Input Error Triggers Stall Warning On Regional Jet


Investigators have found that the crew of a QantasLink Boeing 717 with roughly 100 passengers experienced stick shaker activation during a 2010 flight on two of three approaches, because of pilot error prior to takeoff. The flight was out of Perth for Kalgoorlie and on the first approach, the stick shaker activated as the jet descended through 1,100 feet. The crew elected to go around and experienced the stick shaker again on a second approach as the aircraft passed through 350 feet. The third landing attempt was successful but not without difficulty. According to investigators, the captain had entered improper data that resulted in a weight calculation that was off by more than 21,000 pounds.

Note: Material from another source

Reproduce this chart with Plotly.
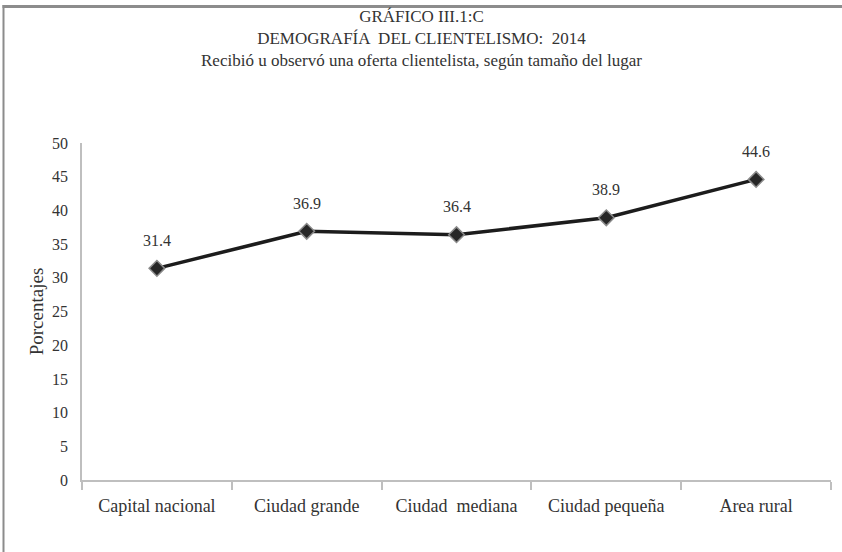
import plotly.graph_objects as go

categories = ["Capital nacional", "Ciudad grande", "Ciudad  mediana", "Ciudad pequeña", "Area rural"]
values = [31.4, 36.9, 36.4, 38.9, 44.6]
y_ticks = [0, 5, 10, 15, 20, 25, 30, 35, 40, 45, 50]

W, H = 842, 552
L, R, T, B = 82, 11, 143, 72
FONT = "Liberation Serif"
TXT = "#333333"
BORDER = "#8c8c8c"

px = lambda x: (x - L) / (W - L - R)
py = lambda y: (H - B - y) / (H - T - B)

fig = go.Figure()
fig.add_trace(go.Scatter(
    x=categories, y=values, mode="lines+markers",
    line=dict(color="#1c1c1c", width=3.5),
    marker=dict(symbol="diamond", size=12, color="#262626",
                line=dict(color="#8a8a8a", width=1.5)),
    hoverinfo="x+y", showlegend=False,
))

for c, v in zip(categories, values):
    fig.add_annotation(x=c, y=v, text=f"{v:.1f}", showarrow=False,
                       yshift=28, font=dict(family=FONT, size=16, color=TXT))

fig.add_annotation(
    xref="paper", yref="paper", x=px(421), y=py(5),
    text="GRÁFICO III.1:C<br>DEMOGRAFÍA  DEL CLIENTELISMO:  2014<br>Recibió u observó una oferta clientelista, según tamaño del lugar",
    showarrow=False, yanchor="top", xanchor="center",
    font=dict(family=FONT, size=17, color=TXT),
)

# outer chart border: top bar and left bar
fig.add_shape(type="rect", xref="paper", yref="paper",
              x0=px(2.5), x1=px(842), y0=py(8), y1=py(5),
              fillcolor=BORDER, line=dict(width=0), layer="above")
fig.add_shape(type="rect", xref="paper", yref="paper",
              x0=px(2.5), x1=px(4.5), y0=py(552), y1=py(5),
              fillcolor=BORDER, line=dict(width=0), layer="above")

fig.update_layout(
    width=W, height=H,
    margin=dict(l=L, r=R, t=T, b=B),
    paper_bgcolor="white", plot_bgcolor="white",
    font=dict(family=FONT, size=16, color=TXT),
)
fig.update_xaxes(
    type="category", showline=True, linecolor="#bfbfbf", linewidth=1.5,
    ticks="outside", tickson="boundaries", ticklen=8, tickcolor="#bfbfbf", tickwidth=1.5,
    showgrid=False, zeroline=False, tickfont=dict(family=FONT, size=18, color=TXT),
    ticklabelstandoff=9, range=[-0.5, 4.5], fixedrange=True,
)
fig.update_yaxes(
    range=[0, 50], tickvals=y_ticks, showline=True, linecolor="#bfbfbf", linewidth=1.5,
    ticks="", showgrid=False, zeroline=False, ticklabelstandoff=9,
    tickfont=dict(family=FONT, size=16, color=TXT),
    title=dict(text="Porcentajes", standoff=3, font=dict(family=FONT, size=19, color=TXT)),
    fixedrange=True,
)

fig.write_html("out.html", config={"displayModeBar": False},
               post_script="document.body.style.margin='0';")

The problem went unnoticed by the pilots because of the crew’s failure to observe standard cross-checking technique, according to investigators, and the pilots had assumed their control problems were due to turbulence. The error left the crew with undetected incorrect guidance for the aircraft’s approach. And, according to investigators, the flight crew “did not follow the prescribed stall recovery procedure and did not perform an immediate go around.” The crew flew the third approach even though the aircraft appeared to be unstable and increasingly difficult to control. Investigators noted that the captain had been subject to multiple schedule changes that challenged his ability to manage fatigue, but stated he was “well rested” for the event.